Deswegen ist es für das vorliegende Verfahren ohne Bedeutung, ob der Beschwerdeführer zu Recht oder zu Unrecht aus den Melderegistern der Stadt Bergen und, wie er nunmehr behauptet, auch aus denen der Stadt Braunschweig, in die er eingetragen war, gelöscht worden ist. Denn selbst wenn das fälschlich geschehen sein sollte, hatte der Beschwerdeführer die Möglichkeit, bis zum 16. Tage vor der Wahl die (Wieder-)Eintragung in das Melderegister und damit die Aufnahme in das Wählerverzeichnis zu erreichen. Hierauf ist er von dem Landeswahlleiter rechtzeitig hingewiesen worden. Wenn er sich diesem Hinweis aus einer nicht erklärbaren Abneigung gegenüber der in Betracht kommenden Behörde verschlossen hat, so beruht das auf seiner persönlichen Entscheidung, nicht auf einem Fehlverhalten der mit der Vorbereitung der Wahl betrauten Behörden.

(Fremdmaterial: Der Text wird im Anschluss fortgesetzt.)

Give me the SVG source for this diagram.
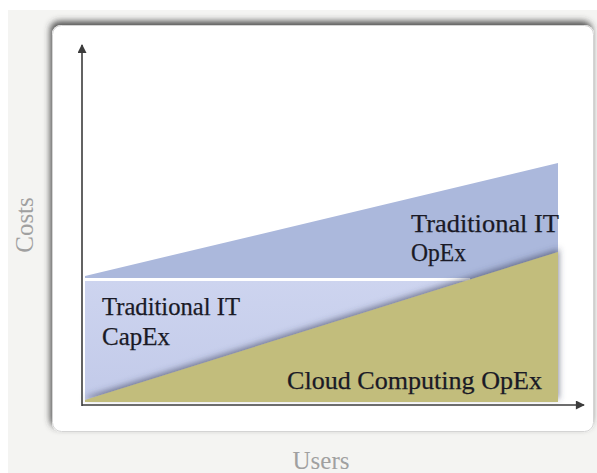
<svg xmlns="http://www.w3.org/2000/svg" width="597" height="473" viewBox="0 0 597 473">
  <style>
    .lbl { font-family: "Liberation Serif", "Times New Roman", serif; font-size: 25px; fill: #1a1a26; stroke: #1a1a26; stroke-width: 0.25; }
    .axislbl { font-family: "Liberation Serif", "Times New Roman", serif; font-size: 25px; fill: #a0a0a0; }
    .axis { stroke: #3c3c3c; stroke-width: 1.6; fill: none; }
  </style>
  <defs>
    <marker id="arrow" viewBox="0 0 10 10" refX="9" refY="5" markerWidth="10" markerHeight="9" markerUnits="userSpaceOnUse" orient="auto">
      <path d="M0,0 L10,5 L0,10 z" fill="#3c3c3c"/>
    </marker>
    <filter id="panelShadow" x="-5%" y="-8%" width="110%" height="116%">
      <feDropShadow dx="-2" dy="-4" stdDeviation="3" flood-color="#3a3a3a" flood-opacity="0.85"/>
    </filter>
    <filter id="oliveShadow" x="-10%" y="-20%" width="120%" height="140%">
      <feDropShadow dx="1" dy="-3" stdDeviation="3" flood-color="#3a3f5a" flood-opacity="0.6"/>
    </filter>
    <linearGradient id="lightBlue" x1="0" y1="0" x2="0" y2="1">
      <stop offset="0" stop-color="#cdd4ef"/>
      <stop offset="1" stop-color="#c2cae9"/>
    </linearGradient>
  </defs>

  <rect x="8" y="10" width="589" height="463" fill="#f4f4f2"/>

  <g id="panel">
    <rect x="52" y="25" width="542" height="407" rx="9" ry="9" fill="#ffffff" filter="url(#panelShadow)"/>
    <rect x="52.5" y="25.5" width="541" height="406" rx="9" ry="9" fill="none" stroke="#d4d4d4" stroke-width="1"/>
  </g>

  <g id="opex-traditional">
    <polygon points="85,276 558,163 558,262 85,402" fill="#abb8dc"/>
  </g>

  <g id="capex-traditional">
    <polygon points="85,281 472,281 85,402" fill="url(#lightBlue)"/>
    <line x1="85" y1="279.5" x2="470" y2="279.5" stroke="#ffffff" stroke-width="3"/>
  </g>

  <g id="cloud-opex">
    <polygon points="85,400 558,252 558,402 85,402" fill="#c2bd7c" filter="url(#oliveShadow)"/>
  </g>

  <g id="connectors">
    <line class="axis" x1="82" y1="406" x2="82" y2="45" marker-end="url(#arrow)"/>
    <line class="axis" x1="82" y1="405" x2="584" y2="405" marker-end="url(#arrow)"/>
  </g>

  <g id="labels">
    <text class="lbl" x="411" y="232" textLength="148" lengthAdjust="spacingAndGlyphs">Traditional IT</text>
    <text class="lbl" x="411" y="261" textLength="55" lengthAdjust="spacingAndGlyphs">OpEx</text>
    <text class="lbl" x="102" y="315" textLength="138" lengthAdjust="spacingAndGlyphs">Traditional IT</text>
    <text class="lbl" x="102" y="345" textLength="68" lengthAdjust="spacingAndGlyphs">CapEx</text>
    <text class="lbl" x="287" y="389" textLength="255" lengthAdjust="spacingAndGlyphs">Cloud Computing OpEx</text>
  </g>

  <g id="axis-labels">
    <text class="axislbl" x="321" y="469" text-anchor="middle">Users</text>
    <text class="axislbl" transform="translate(33,225) rotate(-90)" text-anchor="middle">Costs</text>
  </g>
</svg>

Sein Verlangen, der Landeswahlleiter hätte ihm vor der Wahl einen Wahlschein ausstellen sollen, musste aus Rechtsgründen scheitern. Die Aufgaben und Befugnisse des Landeswahlleiters sind im Niedersächsischen Landeswahlgesetz abschließend geregelt. Zu ihnen gehört nicht, die Wahlberechtigung (§ 2 NLWG) eines einzelnen Bürgers auf dessen Wunsch zu prüfen und ihm - unter Umgehung der dafür nach dem Gesetz zuständigen Stellen - Unterlagen auszustellen, die ihn zur Teilnahme an der Wahl berechtigen. Dazu wäre er im Übrigen auch außerstande, soweit es die Voraussetzung des § 2 Nr. 2 NLWG (Wohnsitz im Land Niedersachsen seit 3 Monaten) anbelangt. Denn ob sie erfüllt ist, kann nur die Meldebehörde des Wohnsitzes beurteilen. Fehlt es aber - wie beim Beschwerdeführer - an einem gemeldeten Wohnsitz, so musste der von ihm eingeschlagene „Umweg“ zum Lande swahlleiter - von den anderen bereits genannten Aspekten abgesehen - auch daran scheitern.

II.

Aus dem Vorstehenden ergibt sich, dass die Beschwerde offensichtlich unbegründet ist. Sie konnte deswegen nach § 12 StGHG i.V.m. § 24 BVerfGG ohne mündliche Verhandlung durch einstimmigen Beschluss des Staatsgerichtshofs verworfen werden.

Das Verfahren ist gerichtskostenfrei.